Os bancos centrais têm um enorme poder como executor da política monetária, umas das pernas do tripé da política macroeconômica, junto com as políticas fiscal e cambial. Este poder tem que ser usado para manter a estabilidade de preços. Inflação descontrolada é ruim para a economia e para a sociedade. Uma hiperinflação destrói o sistema de preços, cria desabastecimento, jogando milhões à pobreza e à revolta social, com consequências políticas imprevisíveis. Entre 1921 e 1923 a Alemanha foi assolada por uma hiperinflação devastadora (29.500 % ao mês), alimentada por gastos públicos sem controle financiados por emissão de moeda de um Banco Central subalterno. Este terrível evento foi uma das sementes do nazifascismo, mas foi fundamental para que economistas e governantes clamassem por um Banco Central independente.

A história nos ensina que um BACEN sem autonomia poderia sofrer fortes pressões do Presidente de plantão para financiar gastos públicos via emissão de moeda e para baixar a taxa de juros artificialmente em desalinho com que a macroeconomia ditaria ser a taxa de juros de equilíbrio. Poderia também ser instado a intervir de forma mais agressiva do que o faz, eventualmente, para evitar desvalorizações sucessivas do real perante o dólar, desestabilizando a taxa de câmbio e comprometendo reservas em moedas estrangeiras. O banco central tem que ter credibilidade junto aos atores econômicos e ser capaz de ancorar, pela confiança que inspira no mercado, a inflação em torno do centro da meta e os juros e o câmbio em torno dos seus valores de equilíbrio.

Tivemos recentemente um mal exemplo. Sob o Governo Dilma, o Presidente do BACEN, Alexandre Trombini, perdeu credibilidade por ceder às pressões do Ministério da Fazenda para baixar artificialmente os juros. Os resultados foram: recessão, inflação, desemprego e a criação de condições políticas favoráveis para o impeachement da Presidente

O Presidente do BACEN tem autonomia, mas também é regulado e se, cometer crimes de responsabilidade, poderá perder o cargo, ouvido o Senado. Espera-se que a independência do Banco Central viabilize taxas de juros mais baixas em comparação com os padrões históricos. Maior confiança diminui riscos que se expressam em juros mais baixos. A política monetária exercida pelo banco central, independente, mas em harmonia com a política fiscal poderá moderar, também, os ciclos econômicos e permitir maior estabilidade no mercado de trabalho.
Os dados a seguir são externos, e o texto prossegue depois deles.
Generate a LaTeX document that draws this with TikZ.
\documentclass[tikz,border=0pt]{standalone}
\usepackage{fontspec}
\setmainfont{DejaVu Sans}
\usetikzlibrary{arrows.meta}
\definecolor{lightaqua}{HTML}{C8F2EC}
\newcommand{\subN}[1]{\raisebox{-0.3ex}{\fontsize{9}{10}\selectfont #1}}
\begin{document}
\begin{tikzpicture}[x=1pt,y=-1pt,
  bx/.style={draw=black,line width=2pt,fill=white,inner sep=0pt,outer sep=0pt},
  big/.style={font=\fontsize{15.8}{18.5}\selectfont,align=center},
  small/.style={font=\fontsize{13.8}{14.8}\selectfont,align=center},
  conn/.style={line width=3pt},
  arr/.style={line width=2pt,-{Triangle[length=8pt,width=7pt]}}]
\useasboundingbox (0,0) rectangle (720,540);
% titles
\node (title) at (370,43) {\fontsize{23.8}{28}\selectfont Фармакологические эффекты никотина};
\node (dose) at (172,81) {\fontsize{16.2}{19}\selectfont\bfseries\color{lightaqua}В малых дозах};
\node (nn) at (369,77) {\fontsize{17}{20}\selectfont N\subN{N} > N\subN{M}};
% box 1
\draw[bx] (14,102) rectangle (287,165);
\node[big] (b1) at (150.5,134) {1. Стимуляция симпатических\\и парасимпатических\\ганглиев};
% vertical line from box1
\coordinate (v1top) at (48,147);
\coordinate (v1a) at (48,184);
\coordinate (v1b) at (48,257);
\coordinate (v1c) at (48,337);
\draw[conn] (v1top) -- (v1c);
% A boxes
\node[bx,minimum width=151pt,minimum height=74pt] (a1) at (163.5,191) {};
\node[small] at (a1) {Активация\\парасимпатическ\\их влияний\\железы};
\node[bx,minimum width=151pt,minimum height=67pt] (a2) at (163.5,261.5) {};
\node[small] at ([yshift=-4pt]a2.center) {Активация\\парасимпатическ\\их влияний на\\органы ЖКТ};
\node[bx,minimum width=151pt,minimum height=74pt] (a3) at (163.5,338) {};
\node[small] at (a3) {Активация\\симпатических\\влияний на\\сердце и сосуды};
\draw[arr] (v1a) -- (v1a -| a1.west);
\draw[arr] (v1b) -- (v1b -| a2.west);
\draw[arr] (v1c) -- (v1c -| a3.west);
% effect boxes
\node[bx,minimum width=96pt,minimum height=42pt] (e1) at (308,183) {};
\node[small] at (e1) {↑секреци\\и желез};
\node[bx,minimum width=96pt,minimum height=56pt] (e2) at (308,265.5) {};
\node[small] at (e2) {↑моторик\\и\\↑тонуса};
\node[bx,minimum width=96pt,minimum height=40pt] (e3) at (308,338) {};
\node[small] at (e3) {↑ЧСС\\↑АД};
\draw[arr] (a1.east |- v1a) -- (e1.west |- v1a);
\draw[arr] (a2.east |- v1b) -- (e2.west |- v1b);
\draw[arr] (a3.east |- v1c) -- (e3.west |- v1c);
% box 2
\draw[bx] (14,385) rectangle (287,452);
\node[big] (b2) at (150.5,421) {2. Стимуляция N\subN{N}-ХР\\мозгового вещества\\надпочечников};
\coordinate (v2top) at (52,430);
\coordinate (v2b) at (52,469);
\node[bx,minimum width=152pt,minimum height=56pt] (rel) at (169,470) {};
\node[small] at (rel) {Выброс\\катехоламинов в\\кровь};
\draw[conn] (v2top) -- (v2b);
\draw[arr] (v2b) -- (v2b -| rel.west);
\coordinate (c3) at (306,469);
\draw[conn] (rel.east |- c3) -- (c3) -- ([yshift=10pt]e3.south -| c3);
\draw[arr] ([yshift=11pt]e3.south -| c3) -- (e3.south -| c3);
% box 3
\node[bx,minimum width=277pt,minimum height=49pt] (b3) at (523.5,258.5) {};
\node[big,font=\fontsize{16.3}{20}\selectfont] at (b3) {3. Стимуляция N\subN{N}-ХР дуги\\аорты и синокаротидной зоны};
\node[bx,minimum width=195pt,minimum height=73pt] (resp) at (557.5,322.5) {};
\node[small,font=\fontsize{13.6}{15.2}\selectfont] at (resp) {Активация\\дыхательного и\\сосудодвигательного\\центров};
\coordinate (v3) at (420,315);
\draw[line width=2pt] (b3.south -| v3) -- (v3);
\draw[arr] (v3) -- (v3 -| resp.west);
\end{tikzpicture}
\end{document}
Recentemente, o Presidente Lula e o PT resolveram demonizar e ideologizar tanto a independência do Banco Central quanto o nível da SELIC. É um tiro no pé: desestabiliza o câmbio e eleva os juros futuros criando condições adversas para se manter a estabilidade dos preços. Devemos separar a questão da autonomia do Banco Central das críticas ao atual nível da SELIC. Essas críticas podem e devem ser trazidas para um ambiente de discussão aberta que ajude a esclarecer a opinião pública sobre as questões que cercam um tema complexo. Uma coisa é o BACEN autônomo que, como tal, deverá se manter. A outra é, se dentro das regras vigentes, a taxa de juros foi mantida ainda em patamar muito elevado (10,5%).

Espera-se que o Banco Central, seu Presidente e Diretores, usem seus poderes para exercer uma política monetária soberana, mas em harmonia com a estabilidade macroeconômica, um dos fundamentos para que o país volte a crescer de forma sustentável. O BACEN poderá conduzir o país, no futuro, à uma trajetória de taxa de juros mais baixa do que aquela que prevaleceria não tivesse obtido sua independência. Esse é o bônus que decorre da confiança depositada pelos agentes econômicos em um banco central capaz de resistir às pressões da conjuntura política. E a confiança na independência da instituição não pode ser instável. Tem que ser eterna.